- Dataset excerpt
....

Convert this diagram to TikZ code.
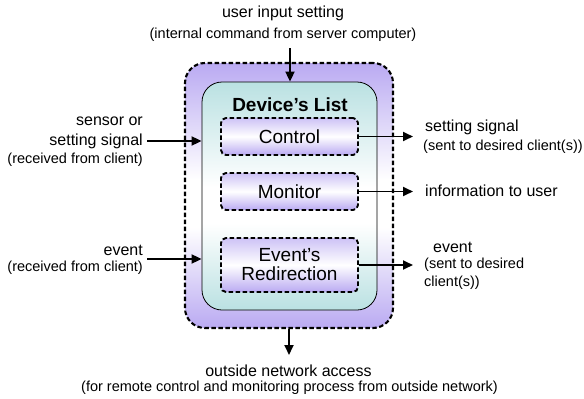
\documentclass[tikz,border=0pt]{standalone}
\usepackage{fontspec}
\setmainfont{Liberation Sans}
\usetikzlibrary{arrows.meta}

\definecolor{lavender}{RGB}{186,170,242}
\definecolor{lavlight}{RGB}{205,194,246}
\definecolor{tealc}{RGB}{186,225,226}

% vertical fades: colour at top and bottom, white band through the middle
\pgfdeclareverticalshading{outerfade}{100bp}{color(0bp)=(lavender); color(25bp)=(lavender);
  color(44bp)=(white); color(53bp)=(white); color(75bp)=(lavender); color(100bp)=(lavender)}
\pgfdeclareverticalshading{innerfade}{100bp}{color(0bp)=(tealc); color(25bp)=(tealc);
  color(44bp)=(white); color(52bp)=(white); color(75bp)=(tealc); color(100bp)=(tealc)}

\tikzset{
  bigtxt/.style={font=\fontsize{16}{19}\selectfont, inner sep=0pt},
  smalltxt/.style={font=\fontsize{14.5}{17}\selectfont, inner sep=0pt},
  flow/.style={line width=1.8pt, -{Triangle[length=10pt,width=9pt]}},
  dashbox/.style={draw, line width=2.1pt, dash pattern=on 4.5pt off 2.5pt, rounded corners=20pt},
  itembox/.style={draw, line width=1.9pt, dash pattern=on 4.5pt off 2.5pt, rounded corners=5pt,
    top color=lavlight, bottom color=lavender, middle color=white,
    minimum width=137pt, font=\fontsize{19}{22}\selectfont, align=center, inner sep=0pt},
}

\begin{document}
\begin{tikzpicture}[x=1pt, y=-1pt]
\useasboundingbox (0,0) rectangle (584,399);

% outer container and the device list inside it
\node[dashbox, shading=outerfade, shade,
      minimum width=208pt, minimum height=265pt] (outer) at (289,195.5) {};
\node[draw, line width=0.8pt, rounded corners=20pt, shading=innerfade, shade,
      minimum width=175pt, minimum height=228pt] (inner) at (289.5,196) {};
\node[font=\bfseries\fontsize{19}{22}\selectfont, inner sep=0pt] (title) at (290,105) {Device’s List};

\node[itembox, minimum height=37pt] (ctrl) at (289.5,136.5) {Control};
\node[itembox, minimum height=37pt] (mon) at (289.5,191.5) {Monitor};
\node[itembox, minimum height=54pt] (evt) at (289.5,265) {Event’s\\[-3pt]Redirection};

% top input
\node[bigtxt] (topA) at (283,13) {user input setting};
\node[smalltxt] (topB) at (283,35) {(internal command from server computer)};
\coordinate (topIn) at (290,48);
\draw[flow] (topIn) -- (topIn |- inner.north);

% left inputs
\node[bigtxt, anchor=east] (sA) at (143,121) {sensor or};
\node[bigtxt, anchor=east] (sB) at (143,141) {setting signal};
\node[smalltxt, anchor=east] (sC) at (143,160) {(received from client)};
\coordinate (sIn) at (147,141);
\draw[flow] (sIn) -- (sIn -| inner.west);

\node[bigtxt, anchor=east] (eA) at (143,250) {event};
\node[smalltxt, anchor=east] (eB) at (143,268) {(received from client)};
\coordinate (eIn) at (147,259);
\draw[flow] (eIn) -- (eIn -| inner.west);

% right outputs
\coordinate (ctrlOut) at (413,0);
\draw[flow] (ctrl.east) -- (ctrl.east -| ctrlOut);
\node[bigtxt, anchor=west] (rA) at (425,127) {setting signal};
\node[smalltxt, anchor=west] (rB) at (423,147) {(sent to desired client(s))};

\draw[flow] (mon.east) -- (mon.east -| ctrlOut);
\node[bigtxt, anchor=west] (rC) at (425,191) {information to user};

\draw[flow] (evt.east) -- (evt.east -| ctrlOut);
\node[bigtxt, anchor=west] (rD) at (433,247) {event};
\node[smalltxt, anchor=west] (rE) at (424,265) {(sent to desired};
\node[smalltxt, anchor=west] (rF) at (424,283) {client(s))};

% bottom output
\coordinate (botOut) at (289,355);
\draw[flow] (botOut |- outer.south) -- (botOut);
\node[bigtxt] (bA) at (288.5,371) {outside network access};
\node[smalltxt] (bB) at (289.5,388) {(for remote control and monitoring process from outside network)};
\end{tikzpicture}
\end{document}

....

- What is needed
Please reproduce the listing exactly from its opening line through the line that contains "minimum height=54pt] (evt)", both included, with all pictures omitted.

- Right answer
Convert this diagram to TikZ code.
\documentclass[tikz,border=0pt]{standalone}
\usepackage{fontspec}
\setmainfont{Liberation Sans}
\usetikzlibrary{arrows.meta}

\definecolor{lavender}{RGB}{186,170,242}
\definecolor{lavlight}{RGB}{205,194,246}
\definecolor{tealc}{RGB}{186,225,226}

% vertical fades: colour at top and bottom, white band through the middle
\pgfdeclareverticalshading{outerfade}{100bp}{color(0bp)=(lavender); color(25bp)=(lavender);
  color(44bp)=(white); color(53bp)=(white); color(75bp)=(lavender); color(100bp)=(lavender)}
\pgfdeclareverticalshading{innerfade}{100bp}{color(0bp)=(tealc); color(25bp)=(tealc);
  color(44bp)=(white); color(52bp)=(white); color(75bp)=(tealc); color(100bp)=(tealc)}

\tikzset{
  bigtxt/.style={font=\fontsize{16}{19}\selectfont, inner sep=0pt},
  smalltxt/.style={font=\fontsize{14.5}{17}\selectfont, inner sep=0pt},
  flow/.style={line width=1.8pt, -{Triangle[length=10pt,width=9pt]}},
  dashbox/.style={draw, line width=2.1pt, dash pattern=on 4.5pt off 2.5pt, rounded corners=20pt},
  itembox/.style={draw, line width=1.9pt, dash pattern=on 4.5pt off 2.5pt, rounded corners=5pt,
    top color=lavlight, bottom color=lavender, middle color=white,
    minimum width=137pt, font=\fontsize{19}{22}\selectfont, align=center, inner sep=0pt},
}

\begin{document}
\begin{tikzpicture}[x=1pt, y=-1pt]
\useasboundingbox (0,0) rectangle (584,399);

% outer container and the device list inside it
\node[dashbox, shading=outerfade, shade,
      minimum width=208pt, minimum height=265pt] (outer) at (289,195.5) {};
\node[draw, line width=0.8pt, rounded corners=20pt, shading=innerfade, shade,
      minimum width=175pt, minimum height=228pt] (inner) at (289.5,196) {};
\node[font=\bfseries\fontsize{19}{22}\selectfont, inner sep=0pt] (title) at (290,105) {Device’s List};

\node[itembox, minimum height=37pt] (ctrl) at (289.5,136.5) {Control};
\node[itembox, minimum height=37pt] (mon) at (289.5,191.5) {Monitor};
\node[itembox, minimum height=54pt] (evt) at (289.5,265) {Event’s\\[-3pt]Redirection};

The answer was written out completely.